Die Minimalversion war dabei die «Streckung» des AKW-Betriebs über den Winter hinaus. Denn deren Brennstäbe waren eigentlich auf eine Abschaltung im Dezember ausgelegt. Die Kraftwerke hätten so betrieben werden müssen, dass sie auch im Januar und Februar noch hätten einspringen können. Aber dafür hätte das Atomgesetz geändert werden müssen – für die Grünen eine heikle Entscheidung.

Auch das Umweltministerium, zuständig für die Reaktorsicherheiten, schickte seine Leute in die Spur. Sie erarbeiteten einen ähnlich nüchternen Vermerk: Unter drei Optionen, die sie damals durchspielten, findet sich sogar eine jahrelange Verlängerung der Laufzeiten. Die Beamten gehen vor allem praktischen Fragen nach und können nicht jede davon beantworten.
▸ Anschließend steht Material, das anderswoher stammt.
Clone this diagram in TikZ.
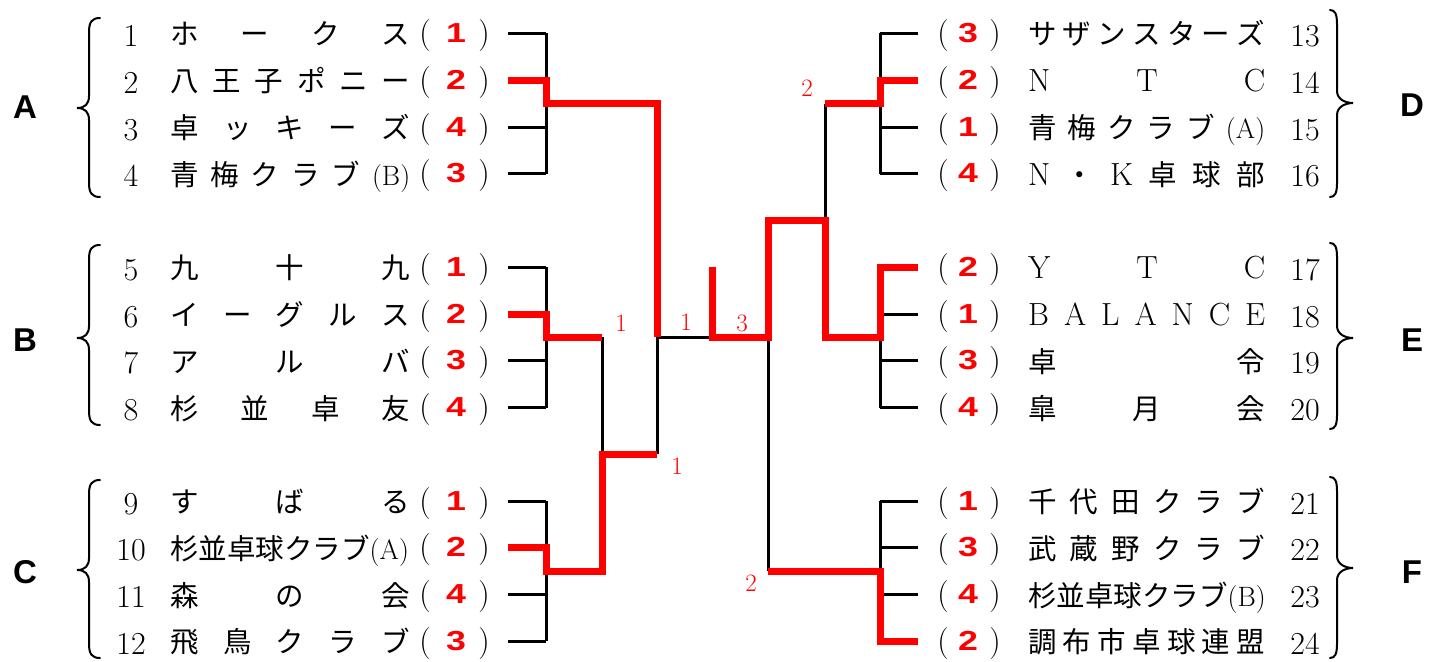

Grundsätzlich aber, so befinden sie, sei vieles «mit der Aufrechterhaltung der nuklearen Sicherheit vereinbar». Ein weiterer Vermerk des Ministeriums ist in dieser Frage hingegen deutlich kritischer.

Energiekonzerne sahen es ähnlich wie die Grünen

Die Vorarbeiten mündeten schon am 8. März in einem gemeinsamen Prüfvermerk von Wirtschafts- und Umweltministerium. Zwar sei ein Streckbetrieb bis März 2023 möglich, heisst es darin. Allerdings überwögen die Risiken. Eine Laufzeitverlängerung sei «nicht zu empfehlen». Das klingt schon etwas anders als einige der Vorarbeiten der Beamten.

Allerdings liegt das Votum der beiden grünen Ministerien zu diesem Zeitpunkt auf einer Linie mit den deutschen Atomkonzernen. Der RWE-Konzern etwa warnt schon vier Tage nach Kriegsbeginn vor «erheblichen juristischen und ökonomischen Risiken» bei einem Weiterbetrieb, auch fehle das Personal. Aus dem Eon-Konzern fliegt dem Ministerium eine Liste mit Vorbehalten zu. «Passt nicht zu unserer strategischen Ausrichtung», befand Konzernchef Leonhard Birnbaum. Erst später sollte sich der Wind auch bei der Eon-Tochter Preussen-Elektra drehen.

Insgesamt spitzten sich die Dinge erst in den folgenden Monaten so richtig zu. Als Russland Ende August die Gaslieferungen durch die Ostsee einstellte, gingen Gas- und Strompreise durch die Decke – und auch die Grünen öffneten sich dem gestreckten Betrieb, zumindest für süddeutsche Reaktoren. Weil die FDP aber deutlich längere Laufzeiten wollte, musste schliesslich ein Machtwort des Kanzlers den Streit beenden: Bis zum 15. April 2023 sollten die drei Reaktoren nun laufen dürfen. So kam es dann auch.

Die Wunden aber sind offensichtlich noch nicht verheilt. «Die Prüfung erfolgte stets ergebnisoffen und transparent», betont nun das Wirtschaftsministerium. Im Mittelpunkt habe immer die Versorgungssicherheit gestanden. Und tatsächlich hatte Habeck nie den Eindruck gemacht, als hänge er übermässig am Atomausstieg – sehr zum Ärger von Parteifreunden. Auch das Umweltministerium fühlt sich grob missverstanden: Man habe «sorgfältig und ausschliesslich sachorientiert» geprüft. Natürlich stünden für die Atomaufsicht rechtliche Fragen im Zentrum.

Doch die Opposition verlangt Aufklärung. Der Verdacht der Lüge stehe im Raum, schreibt der parlamentarische Geschäftsführer der Unions-Bundestagsfraktion, Thorsten Frei, am Donnerstag auf der Plattform X. Habeck müsse unverzüglich alle Akten auf den Tisch legen. «Ansonsten droht ein Nachspiel.»